In 2010, following a government review, the dragon logo was updated, making the dragon head smaller and incorporating three streaks of ribbons behind the dragon's head. It also brought a more colourful design, referring to Hong Kong's "diversity and dynamism." The blue and green ribbons symbolise the blue sky and sustainable environment of Hong Kong, while the red ribbon symbolises Lion Rock, indicating the "can-do" spirit of the Hong Kong people.

== Criticism ==

=== Design ===
Upon unveiling of the new "ribbon" logo in 2010, there was criticism around the fees paid to the branding company and how they could not be justified by the limited updates to the logo. The article also included interview quotations from the designer of the previous brand image, who disliked the removal of the "HK" and "香港" characters from the dragon flames, suggesting that the change reduced the meaning of the brand.

=== Branding ===
Despite the government's promotions and attempts to build this image for the city, criticism has been raised throughout the years. Incidents such as racist acts to ethnics minorities from police, news about Hong Kong's low city competitiveness rankings and low liveability rankings, and the intense conflicts between Hong Kong people and the Chinese government has raised doubt to such branding to the city.

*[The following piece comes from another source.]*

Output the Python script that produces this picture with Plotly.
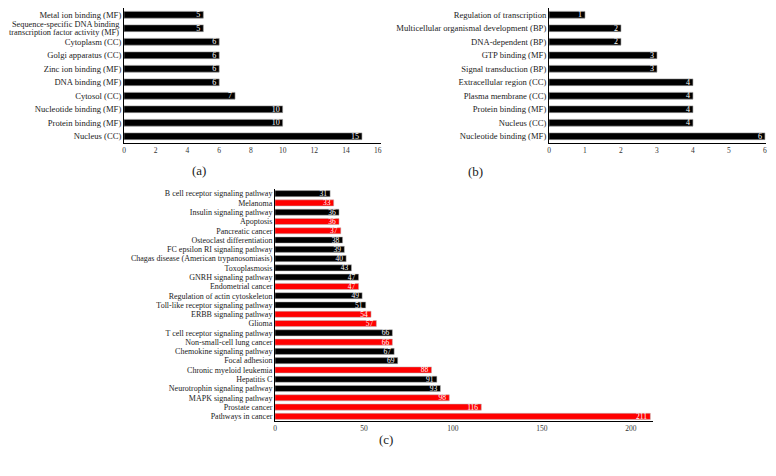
import plotly.graph_objects as go

# ---- Panel (a) data (top to bottom) ----
a_labels = ["Metal ion binding (MF)",
            "Sequence-specific DNA binding<br>transcription factor activity (MF)",
            "Cytoplasm (CC)", "Golgi apparatus (CC)", "Zinc ion binding (MF)",
            "DNA binding (MF)", "Cytosol (CC)", "Nucleotide binding (MF)",
            "Protein binding (MF)", "Nucleus (CC)"]
a_values = [5, 5, 6, 6, 6, 6, 7, 10, 10, 15]
a_ticks = [0, 2, 4, 6, 8, 10, 12, 14, 16]

# ---- Panel (b) data (top to bottom) ----
b_labels = ["Regulation of transcription", "Multicellular organismal development (BP)",
            "DNA-dependent (BP)", "GTP binding (MF)", "Signal transduction (BP)",
            "Extracellular region (CC)", "Plasma membrane (CC)", "Protein binding (MF)",
            "Nucleus (CC)", "Nucleotide binding (MF)"]
b_values = [1, 2, 2, 3, 3, 4, 4, 4, 4, 6]
b_ticks = [0, 1, 2, 3, 4, 5, 6]

# ---- Panel (c) data (top to bottom) ----
c_labels = ["B cell receptor signaling pathway", "Melanoma", "Insulin signaling pathway",
            "Apoptosis", "Pancreatic cancer", "Osteoclast differentiation",
            "FC epsilon RI signaling pathway", "Chagas disease (American trypanosomiasis)",
            "Toxoplasmosis", "GNRH signaling pathway", "Endometrial cancer",
            "Regulation of actin cytoskeleton", "Toll-like receptor signaling pathway",
            "ERBB signaling pathway", "Glioma", "T cell receptor signaling pathway",
            "Non-small-cell lung cancer", "Chemokine signaling pathway", "Focal adhesion",
            "Chronic myeloid leukemia", "Hepatitis C", "Neurotrophin signaling pathway",
            "MAPK signaling pathway", "Prostate cancer", "Pathways in cancer"]
c_values = [31, 33, 36, 36, 37, 38, 39, 40, 43, 47, 47, 49, 51, 54, 57,
            66, 66, 67, 69, 88, 91, 93, 98, 116, 211]
c_group = ["k", "r", "k", "r", "r", "k", "k", "k", "k", "k", "r", "k", "k", "r", "r",
           "k", "r", "k", "k", "r", "k", "k", "r", "r", "r"]
c_ticks = [0, 50, 100, 150, 200]

# page body has an 8px margin, so the figure starts at (8, 8) in the window
OFF = 8
W, H = 776 - OFF, 476 - OFF
FONT = "Liberation Serif"
color_map = {"k": "#000000", "r": "#ff0000"}


def px_x(p):
    return (p - OFF) / W


def px_y(p):
    return 1 - (p - OFF) / H


fig = go.Figure()

fig.add_trace(go.Bar(x=a_values, y=a_labels, orientation="h", xaxis="x", yaxis="y",
                     marker=dict(color="#000000", line=dict(color="#9a9a9a", width=0.6)),
                     width=0.5, text=[str(v) for v in a_values], textposition="inside",
                     insidetextanchor="end", constraintext="none", textangle=0,
                     textfont=dict(family=FONT, size=8, color="white"),
                     hoverinfo="skip", showlegend=False))

fig.add_trace(go.Bar(x=b_values, y=b_labels, orientation="h", xaxis="x2", yaxis="y2",
                     marker=dict(color="#000000", line=dict(color="#9a9a9a", width=0.6)),
                     width=0.5, text=[str(v) for v in b_values], textposition="inside",
                     insidetextanchor="end", constraintext="none", textangle=0,
                     textfont=dict(family=FONT, size=8, color="white"),
                     hoverinfo="skip", showlegend=False))

fig.add_trace(go.Bar(x=c_values, y=c_labels, orientation="h", xaxis="x3", yaxis="y3",
                     marker=dict(color=[color_map[g] for g in c_group],
                                 line=dict(color="#bbbbbb", width=0.5)),
                     width=0.66, text=[str(v) for v in c_values], textposition="inside",
                     insidetextanchor="end", constraintext="none", textangle=0,
                     textfont=dict(family=FONT, size=7.5, color="white"),
                     hoverinfo="skip", showlegend=False))

tickfont_y = dict(family=FONT, size=8.6, color="#222")
tickfont_x = dict(family=FONT, size=7.5, color="#333")
common_x = dict(showgrid=False, zeroline=False, showline=True, linecolor="#000",
                linewidth=1, ticks="", tickfont=tickfont_x, automargin=False)
common_y = dict(showgrid=False, zeroline=False, showline=True, linecolor="#000",
                linewidth=1, ticks="", autorange="reversed", type="category",
                automargin=False)

# two-line label of panel (a): draw its lines as annotations with tight spacing
a_ticktext = [("" if "<br>" in s else s) for s in a_labels]
annots = []
for lab in a_labels:
    if "<br>" in lab:
        lines = lab.split("<br>")
        n = len(lines)
        for i, ln in enumerate(lines):
            annots.append(dict(text=ln, x=px_x(120), xref="paper", y=lab, yref="y",
                               xanchor="right", yanchor="middle", showarrow=False,
                               borderpad=0, yshift=(n - 1) * 4.2 - i * 8.4,
                               font=dict(family=FONT, size=8.3, color="#222")))

annots += [
    dict(text="(a)", x=px_x(190), y=px_y(170), xref="paper", yref="paper",
         showarrow=False, font=dict(family=FONT, size=13, color="#222")),
    dict(text="(b)", x=px_x(475), y=px_y(171), xref="paper", yref="paper",
         showarrow=False, font=dict(family=FONT, size=13, color="#222")),
    dict(text="(c)", x=px_x(386), y=px_y(449), xref="paper", yref="paper",
         showarrow=False, font=dict(family=FONT, size=13, color="#222")),
]

fig.update_layout(
    width=W, height=H, margin=dict(l=0, r=0, t=0, b=0),
    paper_bgcolor="white", plot_bgcolor="white",
    font=dict(family=FONT),
    xaxis=dict(domain=[px_x(124), px_x(381)], range=[0, 16.2], tickvals=a_ticks,
               anchor="y", **common_x),
    yaxis=dict(domain=[px_y(143), px_y(8)], anchor="x", tickfont=tickfont_y,
               tickmode="array", tickvals=a_labels, ticktext=a_ticktext, **common_y),
    xaxis2=dict(domain=[px_x(549), px_x(766)], range=[0, 6.03], tickvals=b_ticks,
                anchor="y2", **common_x),
    yaxis2=dict(domain=[px_y(143), px_y(8)], anchor="x2", tickfont=tickfont_y,
                tickmode="linear", dtick=1, **common_y),
    xaxis3=dict(domain=[px_x(275), px_x(653)], range=[0, 212.5], tickvals=c_ticks,
                anchor="y3", **common_x),
    yaxis3=dict(domain=[px_y(421), px_y(189)], anchor="x3",
                tickfont=dict(family=FONT, size=8, color="#222"),
                tickmode="linear", dtick=1, **common_y),
    annotations=annots,
)

fig.write_html("out.html")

=== 2019-2020 Hong Kong protests ===

The protests drew international attention, highlighting issues related to democracy and human rights. This shifted the global narrative around Hong Kong from its status as a thriving financial hub to a city facing significant political unrest. The protests sparked a stronger sense of local identity among many residents, emphasizing civic engagement. However, this also led to divisions within the community and challenges in fostering a cohesive identity for BrandHK. However, the protests has significantly subsided in 2020, amidst the COVID-19 pandemic and new laws like the Hong Kong National Security Law that were enacted since then.